Fifty years later, however, one must ask, is America in 2019 all that different from America in 1970? As we find masses of not only cinephiles but common moviegoers embracing Altman’s filmography with unparalleled gusto (he perhaps has the most works of any director catalogued in the Criterion Collection), it is important to recognize the affinity we have with a movie like Brewster McCloud that, once again, is compatible with our current social and political state. For, at this moment, we exist in an America, too, defined by political corruption, war, mass shootings, and continued racial discrimination and gender disparity. Thus, as it was in 1970, absurdity, uncertainty, and lunacy are life once again.

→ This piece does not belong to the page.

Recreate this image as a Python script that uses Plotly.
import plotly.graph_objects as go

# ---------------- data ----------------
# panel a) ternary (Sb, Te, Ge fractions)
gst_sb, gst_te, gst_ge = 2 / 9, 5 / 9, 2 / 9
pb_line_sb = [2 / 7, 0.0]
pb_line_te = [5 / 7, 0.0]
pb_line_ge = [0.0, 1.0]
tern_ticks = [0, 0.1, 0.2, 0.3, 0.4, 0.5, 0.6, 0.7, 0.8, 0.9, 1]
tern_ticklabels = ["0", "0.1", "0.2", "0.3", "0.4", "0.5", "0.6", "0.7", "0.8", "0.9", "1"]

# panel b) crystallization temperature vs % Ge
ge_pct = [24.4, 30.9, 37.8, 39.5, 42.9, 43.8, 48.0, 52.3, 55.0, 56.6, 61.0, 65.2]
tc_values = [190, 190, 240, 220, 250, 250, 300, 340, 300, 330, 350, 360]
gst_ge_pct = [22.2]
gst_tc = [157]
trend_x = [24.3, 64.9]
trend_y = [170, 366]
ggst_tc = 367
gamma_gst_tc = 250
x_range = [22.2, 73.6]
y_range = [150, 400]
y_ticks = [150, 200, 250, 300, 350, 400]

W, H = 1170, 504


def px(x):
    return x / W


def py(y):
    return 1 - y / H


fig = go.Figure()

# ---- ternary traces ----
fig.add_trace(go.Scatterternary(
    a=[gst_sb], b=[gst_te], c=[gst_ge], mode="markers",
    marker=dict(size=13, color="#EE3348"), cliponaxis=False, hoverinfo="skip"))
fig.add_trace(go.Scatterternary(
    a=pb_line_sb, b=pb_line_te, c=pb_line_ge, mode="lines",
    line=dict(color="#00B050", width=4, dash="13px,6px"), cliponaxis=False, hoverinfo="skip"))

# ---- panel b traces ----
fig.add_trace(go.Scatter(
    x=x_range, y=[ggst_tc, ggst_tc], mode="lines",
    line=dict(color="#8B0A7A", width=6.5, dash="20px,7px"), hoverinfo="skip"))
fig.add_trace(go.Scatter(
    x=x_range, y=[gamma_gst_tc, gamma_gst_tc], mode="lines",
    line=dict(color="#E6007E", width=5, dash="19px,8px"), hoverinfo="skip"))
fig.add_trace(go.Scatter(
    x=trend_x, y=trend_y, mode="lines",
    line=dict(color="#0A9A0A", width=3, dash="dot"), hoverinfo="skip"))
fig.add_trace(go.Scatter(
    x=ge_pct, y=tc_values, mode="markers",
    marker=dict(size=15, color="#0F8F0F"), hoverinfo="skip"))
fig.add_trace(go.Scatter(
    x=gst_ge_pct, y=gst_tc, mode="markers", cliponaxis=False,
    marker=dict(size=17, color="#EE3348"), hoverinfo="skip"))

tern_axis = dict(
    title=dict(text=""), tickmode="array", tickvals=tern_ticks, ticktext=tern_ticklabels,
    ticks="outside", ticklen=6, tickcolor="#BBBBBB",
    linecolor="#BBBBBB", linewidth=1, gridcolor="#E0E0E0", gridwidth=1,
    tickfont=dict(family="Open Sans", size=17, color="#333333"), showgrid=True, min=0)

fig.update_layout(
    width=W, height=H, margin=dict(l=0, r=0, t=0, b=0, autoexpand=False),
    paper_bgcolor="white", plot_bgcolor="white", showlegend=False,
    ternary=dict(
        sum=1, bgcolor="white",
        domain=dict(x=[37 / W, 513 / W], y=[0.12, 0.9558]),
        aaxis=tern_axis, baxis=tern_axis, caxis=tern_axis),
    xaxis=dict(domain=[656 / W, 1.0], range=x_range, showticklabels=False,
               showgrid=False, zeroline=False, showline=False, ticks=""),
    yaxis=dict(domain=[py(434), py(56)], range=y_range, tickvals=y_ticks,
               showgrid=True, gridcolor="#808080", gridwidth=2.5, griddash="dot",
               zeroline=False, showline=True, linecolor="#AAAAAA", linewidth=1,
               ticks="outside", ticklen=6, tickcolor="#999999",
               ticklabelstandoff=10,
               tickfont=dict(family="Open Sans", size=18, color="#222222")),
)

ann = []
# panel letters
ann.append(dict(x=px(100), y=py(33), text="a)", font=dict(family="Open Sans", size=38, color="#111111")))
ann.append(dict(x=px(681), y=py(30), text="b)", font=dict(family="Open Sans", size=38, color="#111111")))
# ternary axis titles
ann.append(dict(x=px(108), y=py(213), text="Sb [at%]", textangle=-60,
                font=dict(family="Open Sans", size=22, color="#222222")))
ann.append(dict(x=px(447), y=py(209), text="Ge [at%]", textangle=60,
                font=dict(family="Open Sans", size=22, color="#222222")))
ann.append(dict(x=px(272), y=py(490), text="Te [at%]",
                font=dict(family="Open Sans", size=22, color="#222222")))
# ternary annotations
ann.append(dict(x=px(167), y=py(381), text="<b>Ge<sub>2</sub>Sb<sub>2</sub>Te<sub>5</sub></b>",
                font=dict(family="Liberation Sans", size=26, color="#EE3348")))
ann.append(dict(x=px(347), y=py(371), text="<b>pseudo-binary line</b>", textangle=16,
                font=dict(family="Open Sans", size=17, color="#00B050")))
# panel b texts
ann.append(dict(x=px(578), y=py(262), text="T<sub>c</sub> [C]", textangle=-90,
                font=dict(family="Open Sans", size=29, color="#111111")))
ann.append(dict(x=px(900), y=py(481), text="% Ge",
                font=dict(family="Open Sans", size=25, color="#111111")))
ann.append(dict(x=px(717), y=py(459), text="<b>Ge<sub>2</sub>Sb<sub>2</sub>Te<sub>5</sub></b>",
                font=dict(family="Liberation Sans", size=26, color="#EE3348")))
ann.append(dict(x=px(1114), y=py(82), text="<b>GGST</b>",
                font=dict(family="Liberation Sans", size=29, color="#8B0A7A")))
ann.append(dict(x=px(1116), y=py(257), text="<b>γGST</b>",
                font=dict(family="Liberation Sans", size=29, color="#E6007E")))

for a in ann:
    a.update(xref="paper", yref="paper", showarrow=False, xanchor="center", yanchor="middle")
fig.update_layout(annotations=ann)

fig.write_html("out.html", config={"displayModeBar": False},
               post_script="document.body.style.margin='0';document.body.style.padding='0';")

Resultantly, it is a work like Brewster McCloud, a work dependent on mockery, on subversion, on total creative and moral insurrection, that can give us the most power—the power to ourselves become said circus freaks dancing on the grave of an absurd and unjust society—and provide us with the most telling mirror of ourselves in a way that is most liberating. Because, much like meme culture of America today, for all of its lack of logic, for all of its “weirdness”, for all of its seditious, disruptive, and combative qualities, both in its narrative and in its own anatomy as an artwork and ubiquitous item of our culture…it still remains.
Brewster McCloud is the logical world turned inside out…at first glance. It is a world where men fly, where sexuality inhibits dreams, where fallen angels come to earth to shoplift and cavort in public fountains. It is no wonder MGM decided to market it as “a different kind of film.” Altman takes everything we know and are comfortable with, and facilitates seemingly the exact opposite of what those things are and stand for. Yet by doing so, he shows us that Brewster McCloud is not the antithesis of our society, but rather a reflection of it—and that, ultimately, our “logical” world really isn’t so logical after all.